WHAT NEEDS TO BE DONE
From the first line of the entries below through the line bearing "from matplotlib.colors import", write out each line exactly. Omit pictures.

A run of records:
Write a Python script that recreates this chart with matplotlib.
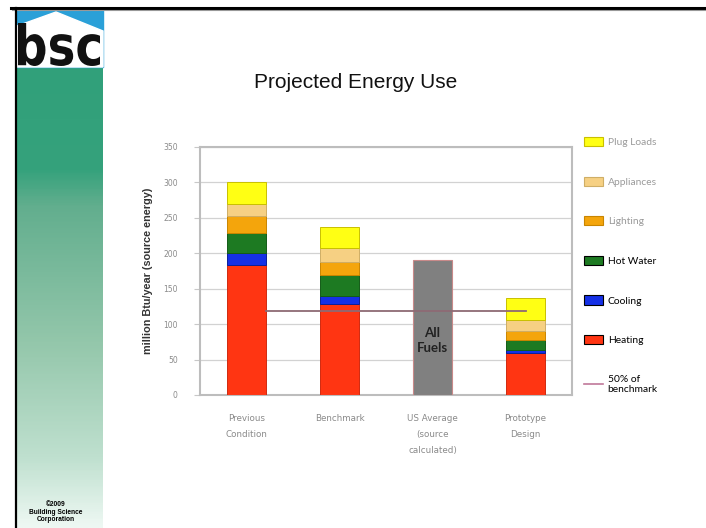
import numpy as np
import matplotlib
matplotlib.use("Agg")
import matplotlib.pyplot as plt
from matplotlib.patches import Rectangle, Polygon, PathPatch, Patch
from matplotlib.lines import Line2D
from matplotlib.textpath import TextPath
from matplotlib.font_manager import FontProperties
from matplotlib.transforms import Affine2D
from matplotlib.colors import LinearSegmentedColormap

# categories and end uses (million Btu/year, source energy)
categories = ["Previous\nCondition", "Benchmark", "US Average\n(source\ncalculated)", "Prototype\nDesign"]
end_uses = ["Heating", "Cooling", "Hot Water", "Lighting", "Appliances", "Plug Loads"]
heating = [184, 129, 0, 59]
cooling = [16, 11, 0, 4]
hot_water = [29, 29, 0, 14]
lighting = [24, 18, 0, 14]
appliances = [17, 20, 0, 15]
plug_loads = [30, 30, 0, 31]
all_fuels = [0, 0, 190, 0]
benchmark_half = 118.5

colors = ["#ff3512", "#1530e6", "#1d7a22", "#f4a50c", "#f6d083", "#ffff14"]
edges = ["#d02a10", "#0a1f9a", "#145c18", "#c98500", "#cfae66", "#c9c000"]

fig = plt.figure(figsize=(7.06, 5.28), dpi=100)

# slide decoration in pixel coordinates
deco = fig.add_axes([0, 0, 1, 1])
deco.set_xlim(0, 706)
deco.set_ylim(528, 0)
deco.axis("off")

grad = LinearSegmentedColormap.from_list(
    "panel", [(0, "#31a07a"), (0.22, "#35a27c"), (0.3, "#62ae8e"),
              (0.6, "#94c7ab"), (0.85, "#bfe0cf"), (1, "#eef8f3")])
deco.imshow(np.linspace(0, 1, 200)[:, None], cmap=grad, aspect="auto",
            extent=[17, 103, 528, 67], zorder=1)
deco.add_patch(Rectangle((17, 9), 86, 58, color="#2aa0d8", zorder=1))
deco.add_patch(Polygon([(17, 26), (56, 12), (103, 31), (103, 67), (17, 67)],
                       closed=True, color="white", zorder=2))
tp = TextPath((0, 0), "bsc", size=1, prop=FontProperties(family="DejaVu Sans", weight="bold"))
ext = tp.get_extents()
sx = 82 / ext.width
sy = 43 / ext.height
tr = Affine2D().translate(-ext.x0, -ext.y0).scale(sx, -sy).translate(18, 66)
deco.add_patch(PathPatch(tr.transform_path(tp), color="#111111", lw=0, zorder=3))
deco.plot([11, 706], [8, 8], color="black", lw=2.2, zorder=4)
deco.plot([12, 706], [10, 10], color="#999999", lw=0.8, zorder=4)
deco.plot([16, 16], [8, 528], color="black", lw=1.6, zorder=4)
deco.text(56, 512, "©2009\nBuilding Science\nCorporation", ha="center", va="center",
          fontsize=4.8, fontweight="bold", family="Liberation Sans", linespacing=1.15)
deco.text(356, 82, "Projected Energy Use", ha="center", va="center",
          fontsize=15, family="Liberation Sans", color="#111111")

# stacked bar chart
ax = fig.add_axes([200 / 706, 133 / 528, 372 / 706, 248 / 528])
x = np.arange(len(categories))
w = 0.42
series = [heating, cooling, hot_water, lighting, appliances, plug_loads]
bottom = np.zeros(len(categories))
for vals, c, ec, name in zip(series, colors, edges, end_uses):
    ax.bar(x, vals, w, bottom=bottom, color=c, edgecolor=ec, linewidth=0.7, zorder=3, label=name)
    bottom += np.array(vals)
ax.bar(x, all_fuels, w, color="#808080", edgecolor="#c98a8a", linewidth=0.8, zorder=3)
ax.text(x[2], 77, "All\nFuels", ha="center", va="center", fontsize=9.5,
        fontweight="bold", family="Lato", color="#222222", zorder=4, linespacing=1.25)
ax.plot([x[0] + w / 2, x[3]], [benchmark_half, benchmark_half],
        color="#8e6a74", lw=1.3, zorder=4)

ax.set_xlim(-0.5, 3.5)
ax.set_ylim(0, 350)
ax.set_yticks(np.arange(0, 351, 50))
ax.set_xticks(x)
ax.set_xticklabels(categories, fontsize=6.3, color="#8a8a8a", linespacing=1.95)
ax.tick_params(axis="y", labelsize=5.5, labelcolor="#8a8a8a", length=4, color="#c8c8c8", pad=12)
ax.tick_params(axis="x", length=0, pad=14)
ax.grid(axis="y", color="#d2d2d2", lw=0.9, zorder=0)
for s in ax.spines.values():
    s.set_color("#bdbdbd")
    s.set_linewidth(1.5)
ax.set_ylabel("million Btu/year (source energy)", fontsize=7.8, fontweight="bold",
              color="#333333", labelpad=7, family="Liberation Sans")

handles = [Patch(facecolor=colors[i], edgecolor=("black" if i < 3 else edges[i]), lw=0.8)
           for i in range(5, -1, -1)]
handles.append(Line2D([], [], color="#c0789a", lw=1.2))
labels = end_uses[::-1] + ["50% of\nbenchmark"]
leg = fig.legend(handles, labels, loc="upper left", bbox_to_anchor=(584 / 706, 1 - 137 / 528),
                 frameon=False, prop={"family": "Lato", "size": 7.4},
                 handlelength=1.8, handleheight=1.0, handletextpad=0.5,
                 labelspacing=2.87, borderaxespad=0, borderpad=0)
for t in leg.get_texts()[:3]:
    t.set_color("#9a9a9a")

fig.savefig("out.png", dpi=100)
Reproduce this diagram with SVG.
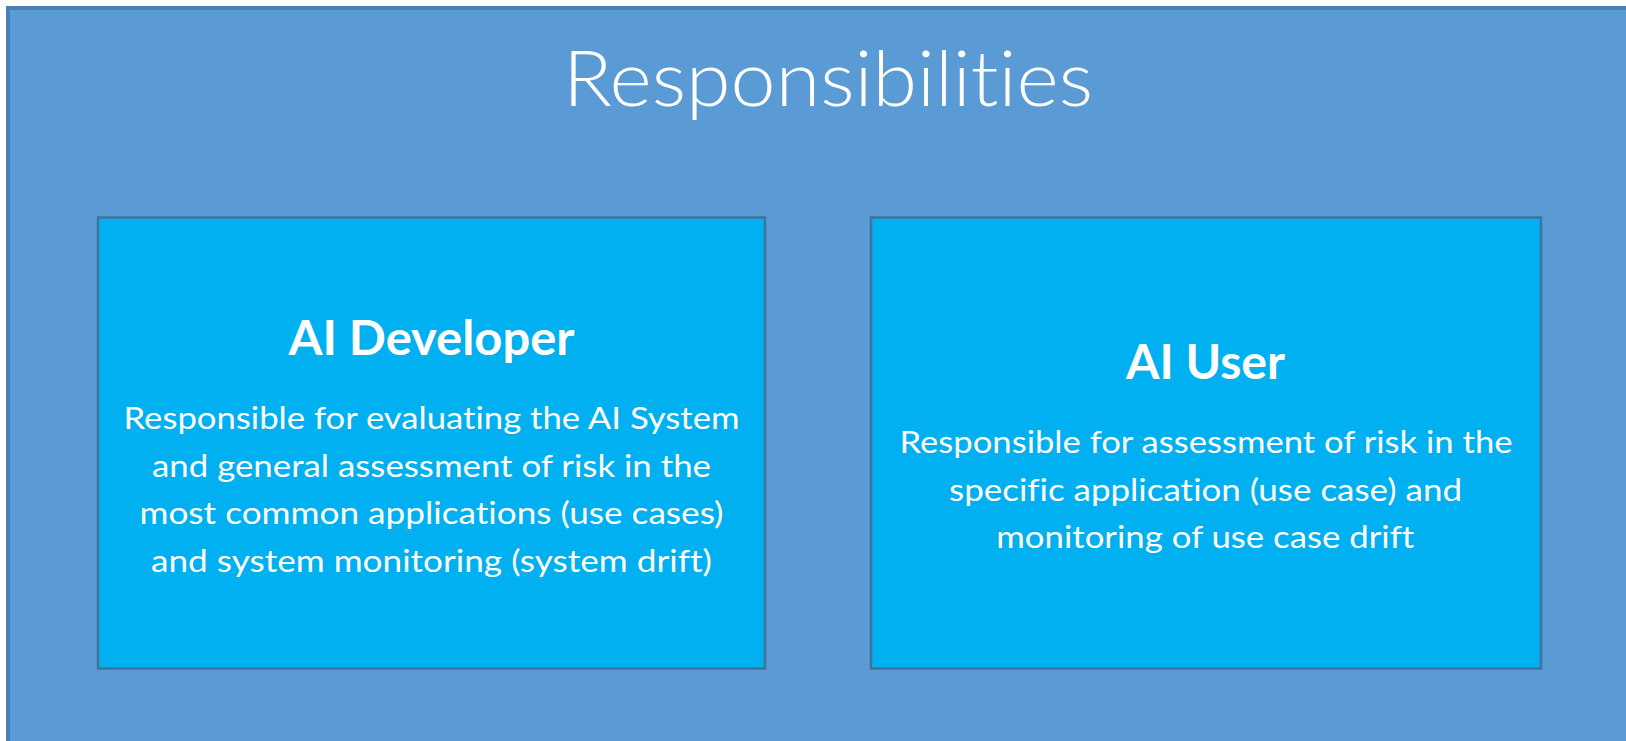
<svg xmlns="http://www.w3.org/2000/svg" width="1626" height="741" viewBox="0 0 1626 741">
<style>
.frame{fill:#5b9bd5;stroke:#4a7fb5;stroke-width:4}
.box{fill:#00b0f0;stroke:#41719c;stroke-width:2.5}
text{fill:#ffffff;font-family:Lato,"Open Sans","Liberation Sans",sans-serif;text-anchor:middle;font-variant-ligatures:none;font-feature-settings:"liga" 0,"clig" 0,"dlig" 0}
.title{font-size:76px;font-weight:300}
.head{font-size:47px;font-weight:700}
.body{font-size:30.5px;font-weight:400}
</style>
<rect width="1626" height="741" fill="#ffffff"/>
<g id="frame">
<rect class="frame" x="8" y="8" width="1630" height="745"/>
<text class="title" x="828" y="106" textLength="530" lengthAdjust="spacingAndGlyphs">Responsibilities</text>
</g>
<g id="connectors"></g>
<g id="ai-developer">
<rect class="box" x="98" y="217.5" width="667" height="451"/>
<text class="head" x="431.5" y="355" textLength="286" lengthAdjust="spacingAndGlyphs">AI Developer</text>
<text class="body" x="431.5" y="428.5" textLength="616" lengthAdjust="spacingAndGlyphs">Responsible for evaluating the AI System</text>
<text class="body" x="431.5" y="476.5" textLength="559" lengthAdjust="spacingAndGlyphs">and general assessment of risk in the</text>
<text class="body" x="431.5" y="524" textLength="584" lengthAdjust="spacingAndGlyphs">most common applications (use cases)</text>
<text class="body" x="431.5" y="572" textLength="561" lengthAdjust="spacingAndGlyphs">and system monitoring (system drift)</text>
</g>
<g id="ai-user">
<rect class="box" x="871" y="217.5" width="670" height="451"/>
<text class="head" x="1205.5" y="379" textLength="159" lengthAdjust="spacingAndGlyphs">AI User</text>
<text class="body" x="1206" y="452.7" textLength="613" lengthAdjust="spacingAndGlyphs">Responsible for assessment of risk in the</text>
<text class="body" x="1205.5" y="500.7" textLength="513" lengthAdjust="spacingAndGlyphs">specific application (use case) and</text>
<text class="body" x="1205.3" y="548.3" textLength="418" lengthAdjust="spacingAndGlyphs">monitoring of use case drift</text>
</g>
</svg>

RESPONSE TO THIS EXERCISE
Write a Python script that recreates this chart with matplotlib.
import numpy as np
import matplotlib
matplotlib.use("Agg")
import matplotlib.pyplot as plt
from matplotlib.patches import Rectangle, Polygon, PathPatch, Patch
from matplotlib.lines import Line2D
from matplotlib.textpath import TextPath
from matplotlib.font_manager import FontProperties
from matplotlib.transforms import Affine2D
from matplotlib.colors import LinearSegmentedColormap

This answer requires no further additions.